Mounting Toll on Federal Workers

The shutdown, which began on October 1, has sidelined hundreds of thousands of government employees. Out of nearly 2.3 million federal civilian workers, about 750,000 are furloughed each day, according to the Congressional Budget Office (CBO). Those deemed “excepted” continue working without pay, ensuring critical services like law enforcement and air safety remain operational.

While all employees are expected to receive retroactive pay, many are now missing paychecks and facing financial hardship. The CBO estimates that paying furloughed employees costs taxpayers around $400 million daily.

Active-duty military members were briefly spared when President Trump redirected Pentagon funds to cover paychecks. However, White House budget chief Russ Vought warned that “a second reprieve looks unlikely,” adding that the administration aims to “be very aggressive where we can be in shuttering the bureaucracy.”

A recent reduction in force eliminated 4,100 federal jobs, mostly in the Treasury, Education, Health and Human Services, and Housing departments. “I think we’ll probably end up being north of 10,000,” Vought said on The Charlie Kirk Show. A federal judge has temporarily blocked the firings, citing political motivations behind the cuts.

Economic Consequences Widen

Shutdowns have historically slowed economic growth, with recovery following once the government reopens. Oxford Economics estimates a loss of 0.1 to 0.2 percentage points in GDP per week of closure — translating to as much as 2.4% if it lasts an entire quarter.

The U.S. Travel Association reported losses of $1 billion weekly as travelers cancel trips to shuttered sites like the Smithsonian museums and the National Zoo. Similarly, the Small Business Administration halted new loans, freezing $860 million in weekly support for 1,600 small businesses.

The Federal Aviation Administration has reported air traffic controller shortages in major cities, causing widespread delays in airports from Dallas to Newark. Flood insurance renewals have stalled, jeopardizing real estate closings nationwide.

Political Stalemate and Public Blame

As the shutdown drags on, political tensions deepen. Senate Majority Leader John Thune, R-S.D., stated, “We’re not conducting negotiations in a hostage situation,” signaling Republicans will not discuss healthcare funding until the government fully reopens.

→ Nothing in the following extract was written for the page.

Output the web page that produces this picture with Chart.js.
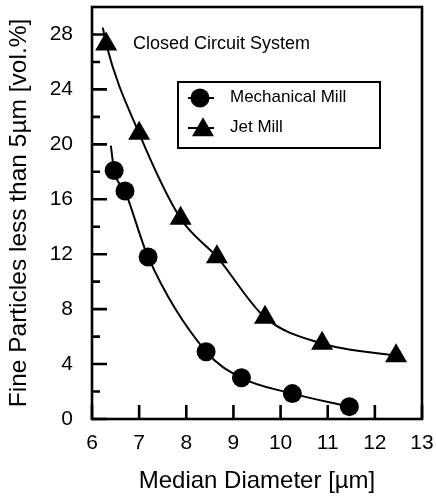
<!DOCTYPE html>
<html>
<head>
<meta charset="utf-8">
<script src="https://cdn.jsdelivr.net/npm/chart.js@4/dist/chart.umd.min.js"></script>
<style>
  html, body { margin: 0; padding: 0; background: #fff; }
</style>
</head>
<body>
<canvas id="chart" width="436" height="501"></canvas>
<script>
// values
const mechX = [6.47, 6.70, 7.19, 8.42, 9.17, 10.25, 11.46];
const mechY = [18.1, 16.6, 11.8, 4.9, 3.0, 1.85, 0.9];
const jetX = [6.30, 7.00, 7.88, 8.65, 9.67, 10.88, 12.45];
const jetY = [27.3, 20.8, 14.6, 11.8, 7.4, 5.5, 4.6];
// where the fitted curves start, above the first marker
const mechCurveStart = [6.40, 19.9];
const jetCurveStart = [6.23, 28.5];
const yMinorTicks = [2, 6, 10, 14, 18, 22, 26];

const FONT = "'Liberation Sans', Arial, sans-serif";
Chart.defaults.font.family = FONT;
Chart.defaults.color = "#000";

const pts = (xs, ys) => xs.map((v, i) => ({ x: v, y: ys[i] }));
const curve = (start, xs, ys) => [{ x: start[0], y: start[1] }].concat(pts(xs, ys));

function circle(ctx, x, y, r) {
  ctx.beginPath();
  ctx.arc(x, y, r, 0, Math.PI * 2);
  ctx.fill();
}
function triangle(ctx, x, y, r) {
  ctx.beginPath();
  for (let k = 0; k < 3; k++) {
    const a = k * 2 * Math.PI / 3;
    const px = x + Math.sin(a) * r, py = y - Math.cos(a) * r;
    k ? ctx.lineTo(px, py) : ctx.moveTo(px, py);
  }
  ctx.closePath();
  ctx.fill();
}

const framePlugin = {
  id: "frame",
  afterDraw(chart) {
    const { ctx, chartArea: a, scales } = chart;
    const xs = scales.x, ys = scales.y;
    ctx.save();
    ctx.strokeStyle = "#000";
    ctx.fillStyle = "#000";
    ctx.lineWidth = 2.6;
    ctx.strokeRect(a.left, a.top, a.right - a.left, a.bottom - a.top);

    // inward ticks
    ctx.beginPath();
    xs.ticks.forEach(t => {
      const px = xs.getPixelForValue(t.value);
      ctx.moveTo(px, a.bottom);
      ctx.lineTo(px, a.bottom - 14);
    });
    ys.ticks.forEach(t => {
      const py = ys.getPixelForValue(t.value);
      ctx.moveTo(a.left, py);
      ctx.lineTo(a.left + 15, py);
    });
    yMinorTicks.forEach(v => {
      const py = ys.getPixelForValue(v);
      ctx.moveTo(a.left, py);
      ctx.lineTo(a.left + 8, py);
    });
    ctx.stroke();

    ctx.textBaseline = "middle";
    ctx.font = "18px " + FONT;
    ctx.fillText("Closed Circuit System", a.left + 41, a.top + 37);

    // legend box
    const bx = a.left + 86, by = a.top + 75;
    ctx.lineWidth = 2;
    ctx.strokeRect(bx, by, 202, 66);
    ctx.beginPath();
    ctx.moveTo(bx + 10, by + 16); ctx.lineTo(bx + 36, by + 16);
    ctx.moveTo(bx + 10, by + 46); ctx.lineTo(bx + 36, by + 46);
    ctx.stroke();
    circle(ctx, bx + 22, by + 16, 9.5);
    triangle(ctx, bx + 25, by + 48, 12.7);
    ctx.font = "17px " + FONT;
    ctx.fillText("Mechanical Mill", bx + 52, by + 15);
    ctx.fillText("Jet Mill", bx + 52, by + 45);
    ctx.restore();
  }
};

new Chart(document.getElementById("chart"), {
  type: "scatter",
  data: {
    datasets: [
      {
        label: "Mechanical Mill curve",
        data: curve(mechCurveStart, mechX, mechY),
        showLine: true,
        borderColor: "#000",
        borderWidth: 2,
        pointRadius: 0,
        cubicInterpolationMode: "monotone"
      },
      {
        label: "Jet Mill curve",
        data: curve(jetCurveStart, jetX, jetY),
        showLine: true,
        borderColor: "#000",
        borderWidth: 2,
        pointRadius: 0,
        cubicInterpolationMode: "monotone"
      },
      {
        label: "Mechanical Mill",
        data: pts(mechX, mechY),
        pointStyle: "circle",
        pointRadius: 9.5,
        backgroundColor: "#000",
        borderColor: "#000",
        borderWidth: 0
      },
      {
        label: "Jet Mill",
        data: pts(jetX, jetY),
        pointStyle: "triangle",
        pointRadius: 12.7,
        backgroundColor: "#000",
        borderColor: "#000",
        borderWidth: 0
      }
    ]
  },
  options: {
    responsive: false,
    animation: false,
    devicePixelRatio: 1,
    // big markers would otherwise push the plot top down
    layout: { autoPadding: false, padding: { top: 7, right: 14, left: 0, bottom: 0 } },
    plugins: {
      legend: { display: false },
      tooltip: { enabled: false }
    },
    scales: {
      x: {
        type: "linear",
        min: 6,
        max: 13,
        grid: { display: false, drawTicks: false },
        border: { display: false },
        ticks: { stepSize: 1, padding: 12, autoSkip: false, maxRotation: 0, font: { size: 21 } },
        title: {
          display: true,
          text: "Median Diameter [\u00b5m]",
          font: { size: 24 },
          padding: { top: 0, bottom: 5 }
        },
        afterFit(s) { s.height = 82; s.paddingLeft = 0; s.paddingRight = 0; }
      },
      y: {
        type: "linear",
        min: 0,
        max: 30,
        grid: { display: false, drawTicks: false },
        border: { display: false },
        ticks: { stepSize: 4, padding: 19, font: { size: 21 } },
        afterBuildTicks(s) { s.ticks = s.ticks.filter(t => t.value % 4 === 0); },
        title: {
          display: true,
          text: "Fine Particles less than 5\u00b5m [vol.%]",
          font: { size: 24.5 },
          padding: { top: 5, bottom: 0 }
        },
        afterFit(s) { s.width = 92; s.paddingTop = 0; s.paddingBottom = 0; }
      }
    }
  },
  plugins: [framePlugin]
});
</script>
</body>
</html>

Meanwhile, House Democratic Leader Hakeem Jeffries declared, “We are not going to bend and we’re not going to break because we are standing up for the American people.”

Polls from The Associated Press-NORC Center show public opinion divided: 60% blame Trump and congressional Republicans, while 54% attribute responsibility to Democrats. The administration’s suspension of $18 billion for infrastructure in Democratic strongholds, along with the cancellation of $7.6 billion in clean energy grants, has further fueled controversy.

With no resolution in sight, the ongoing shutdown is testing America’s resilience — from the wallets of federal employees to the heartbeat of the nation’s economy. As both sides remain entrenched, millions wait anxiously for Washington to restart the government and restore stability to the country.